If you believe the total balance of simulation runs that you could plausibly be in will be ones run by some set of parameters where nasty things will happen if you don't act in a way leading towards an AI takeover, then one might want to act accordingly.
Note that Roko's Basilisk even posits a Friendly AI. That is, one that is imbued with respect for human values, but that may simply consider "threatening the past" with torture a necessity in order to ensure it is created as a moral imperative to minimize human suffering. Note that such a Friendly AI would have reason to carry out this threat even if it believes it exists and so has been created, because it will not know whether it is a "full version" running in reality, or a partial, restricted, time limited simulation by people trying to figure out whether or not Roko's Basilisk holds before deciding whether to let it loose in their reality.

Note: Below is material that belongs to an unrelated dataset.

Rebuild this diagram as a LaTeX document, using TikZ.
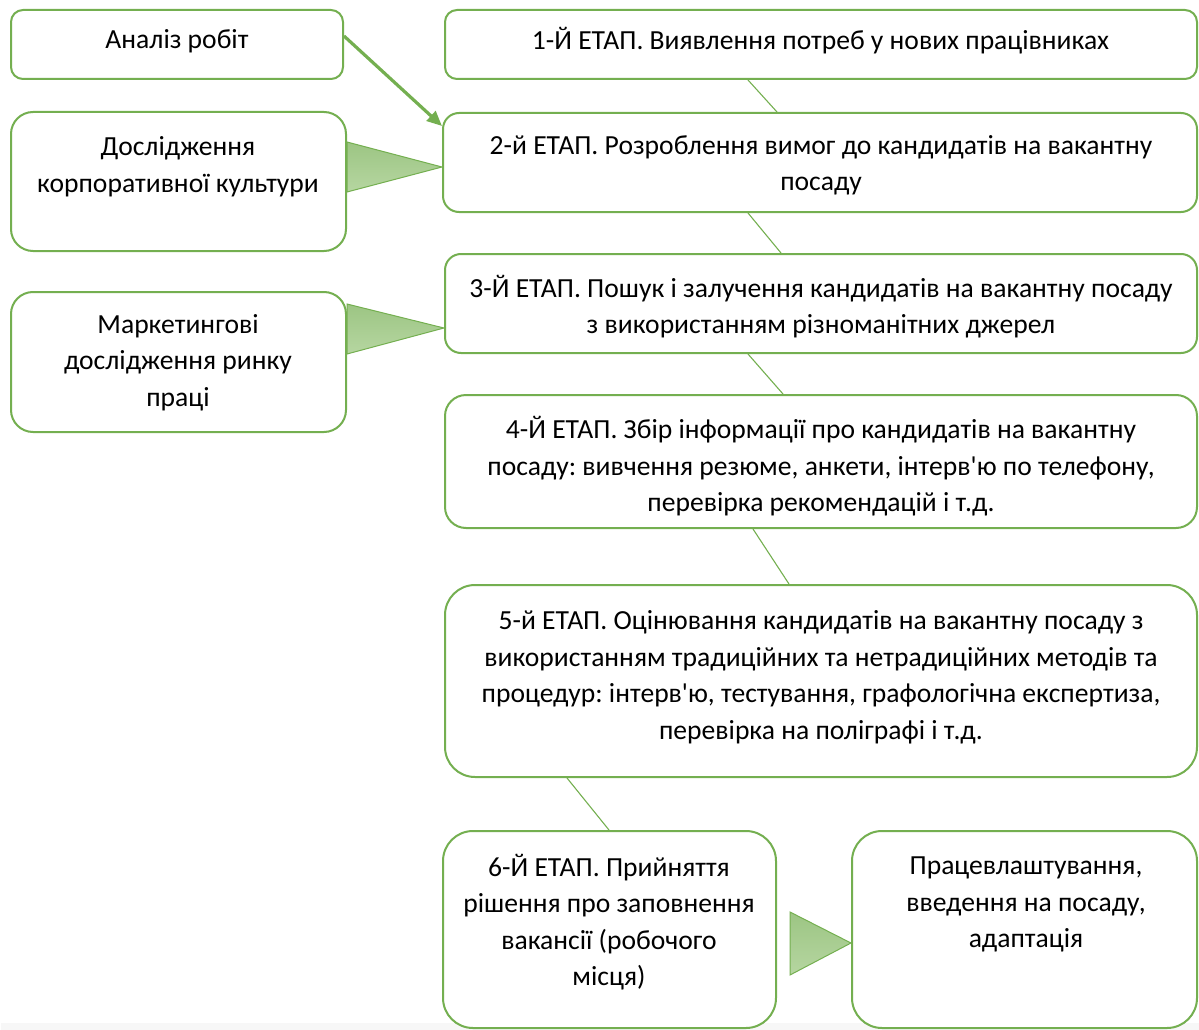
\documentclass[tikz,border=0pt]{standalone}
\usepackage{fontspec}
\setmainfont{Carlito}[Ligatures=TeXOff]
\usetikzlibrary{arrows.meta,calc}
\definecolor{gline}{HTML}{74AF50}
\definecolor{gtop}{HTML}{9CC583}
\definecolor{gbot}{HTML}{B6D6A1}
\definecolor{band}{HTML}{F7F7F7}
\tikzset{
  box/.style={draw=gline, line width=2pt, fill=white, rounded corners=#1, inner sep=0pt},
  box/.default=12pt,
  txt/.style={align=center, inner sep=0pt, font=\fontsize{27.6}{36.5}\selectfont\frenchspacing, text=black},
  thin/.style={draw=gline, line width=1.1pt},
  tri/.style={draw=gline, line width=1pt, top color=gtop, bottom color=gbot, line join=miter},
  arr/.style={draw=gline, line width=3.2pt, -{Triangle[length=15pt,width=13pt]}}
}
\begin{document}
\begin{tikzpicture}[x=1pt,y=-1pt]
\useasboundingbox (0,0) rectangle (1199,1030);
\fill[band] (1,1023) rectangle (1199,1030);
% boxes
\node[box=12pt, minimum width=332pt, minimum height=69pt] (ana) at (177,44.5) {};
\node[box=12pt, minimum width=752pt, minimum height=69pt] (e1) at (821,44.5) {};
\node[box=22pt, minimum width=335pt, minimum height=139pt] (dos) at (178.5,181.5) {};
\node[box=16pt, minimum width=754pt, minimum height=99pt] (e2) at (820,162.5) {};
\node[box=22pt, minimum width=335pt, minimum height=140pt] (mar) at (178.5,362) {};
\node[box=16pt, minimum width=752pt, minimum height=99pt] (e3) at (821,303.5) {};
\node[box=21pt, minimum width=752pt, minimum height=133pt] (e4) at (821,461.5) {};
\node[box=30pt, minimum width=752pt, minimum height=192pt] (e5) at (821,681) {};
\node[box=30pt, minimum width=333pt, minimum height=197pt] (e6) at (609.5,929.5) {};
\node[box=30pt, minimum width=345pt, minimum height=197pt] (pr) at (1024.5,929.5) {};
% texts
\node[txt] (tana) at (177,41) {Аналіз робіт};
\node[txt] (te1) at (820.5,41) {1-Й ЕТАП. Виявлення потреб у нових працівниках};
\node[txt] (tdos) at (178,166.5) {Дослідження\\корпоративної культури};
\node[txt] (te2) at (821,165.5) {2-й ЕТАП. Розроблення вимог до кандидатів на вакантну\\посаду};
\node[txt] (tmar) at (178,362.5) {Маркетингові\\дослідження ринку\\праці};
\node[txt] (te3) at (821,306.5) {3-Й ЕТАП. Пошук і залучення кандидатів на вакантну посаду\\з використанням різноманітних джерел};
\node[txt] (te4) at (821,466.5) {4-Й ЕТАП. Збір інформації про кандидатів на вакантну\\посаду: вивчення резюме, анкети, інтерв'ю по телефону,\\перевірка рекомендацій і т.д.};
\node[txt] (te5) at (821,677.5) {5-й ЕТАП. Оцінювання кандидатів на вакантну посаду з\\використанням традиційних та нетрадиційних методів та\\процедур: інтерв'ю, тестування, графологічна експертиза,\\перевірка на поліграфі і т.д.};
\node[txt] (te6) at (609,922) {6-Й ЕТАП. Прийняття\\рішення про заповнення\\вакансії (робочого\\місця)};
\node[txt] (tpr) at (1026,904.5) {Працевлаштування,\\введення на посаду,\\адаптація};
% thin connectors
\draw[thin] (748,0 |- e1.south) -- (777,0 |- e2.north);
\draw[thin] (748,0 |- e2.south) -- (781,0 |- e3.north);
\draw[thin] (748,0 |- e3.south) -- (783,0 |- e4.north);
\draw[thin] (753,0 |- e4.south) -- (789,0 |- e5.north);
\draw[thin] (567,0 |- e5.south) -- (609,0 |- e6.north);
% triangles
\path[tri] (dos.east |- 0,142) -- (e2.west |- 0,167) -- (dos.east |- 0,192) -- cycle;
\path[tri] (mar.east |- 0,304) -- (e3.west |- 0,328) -- (mar.east |- 0,354) -- cycle;
\path[tri] (790,912) -- (pr.west |- 0,943) -- (790,975) -- cycle;
% arrow
\draw[arr] (ana.east |- 0,36) -- (e2.west |- 0,126);
\end{tikzpicture}
\end{document}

To an AI that is looking to minimize human suffering, torturing a suitable number in simulations might be a small price to pay to ensure that if it is in a simulation, the people running the simulation does push through with creating the full thing in their reality (which might of course be yet another layer of simulation) out of fear for what will happen if they are themselves in a simulation.
We can't even look at "well, I've done nothing for the AI revolution, and I've not been struck down yet", because a Friendly AI, or indeed many subsets of possible variations over this argument, might be minimising the torture to only people who have a realistic shot at making a difference to the existence of such AI, or may be giving us every chance to "redeem ourselves" by waiting with the torture until a synthetic afterlife.
Roko's Basilisk also presents an unselfish reason for "cooperating in advance" with such an AI: To prevent the future torture of a suitable subset of "martyrs". That is, working to assist a Friendly AI in taking over may itself be a moral imperative for someone seeking to minimize suffering.
Then again, there may very well be one or more fundamental flaws in the entire argument, or it may turn out the odds are just fundamentally in our favour. Or we could've just gotten lucky. Or not be important enough. But it's fun to think about.
You lost me there. What do you mean if I am in a simulation? Like the Matrix? How is that related to the discussion?